Some day, she will have to explain to someone younger how one of the few success stories of the Irish economy, the export of food and drink, was threatened by the discovery of equine DNA in supermarket burgers, and her listeners won’t understand how that was possible. And there will probably be a 100-year-old Larry Goodman still around somewhere, embroiled in a controversy about beef.

But joking aside, much as it might be nice to scapegoat Mr Goodman, the problem lies far deeper than any one individual or company. The biggest problem lies with our belief that we can have meat that is simultaneously high quality and very cheap in the freezer section of our local supermarket.

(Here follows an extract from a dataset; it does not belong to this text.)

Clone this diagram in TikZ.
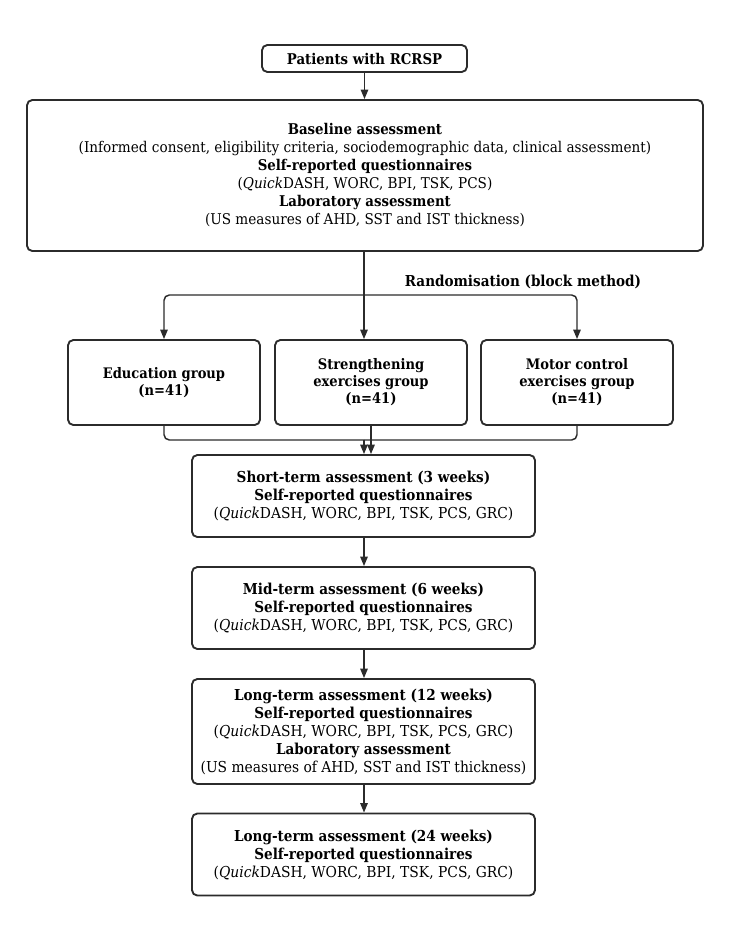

We love our burgers. Apparently, we ate about €23.7 million worth of fresh and frozen burgers last year. In a recession, the cheaper burgers are likely to make an appearance on kitchen tables where they have not been seen in years.

But cheap food is a delusion, because cheap food hides very high costs not only in terms of the environment, but also in cut-throat competitiveness.

Supermarket chains can demand prices from meat producers that are completely unsustainable. And yet Irish beef and other meats in general are very good. But we, as consumers, demand unrealistically low prices, which supermarkets enforce.

So if a bit of equine DNA from a cheap source of beef outside of Ireland inexplicably ends up in a burger, it should not really be a shock. If industrial scale production and processing to keep costs low become the norm, so do scandals like this.

Even when it’s not equine DNA, an awful lot of adding stuff to food to keep it cheap goes on, leading to all sorts of problems. One of my children has a bad milk allergy. One day, he had an allergic reaction after eating rashers prepared at home. It had never occurred to me to check rashers for milk products, but on inspection, there it was – milk protein.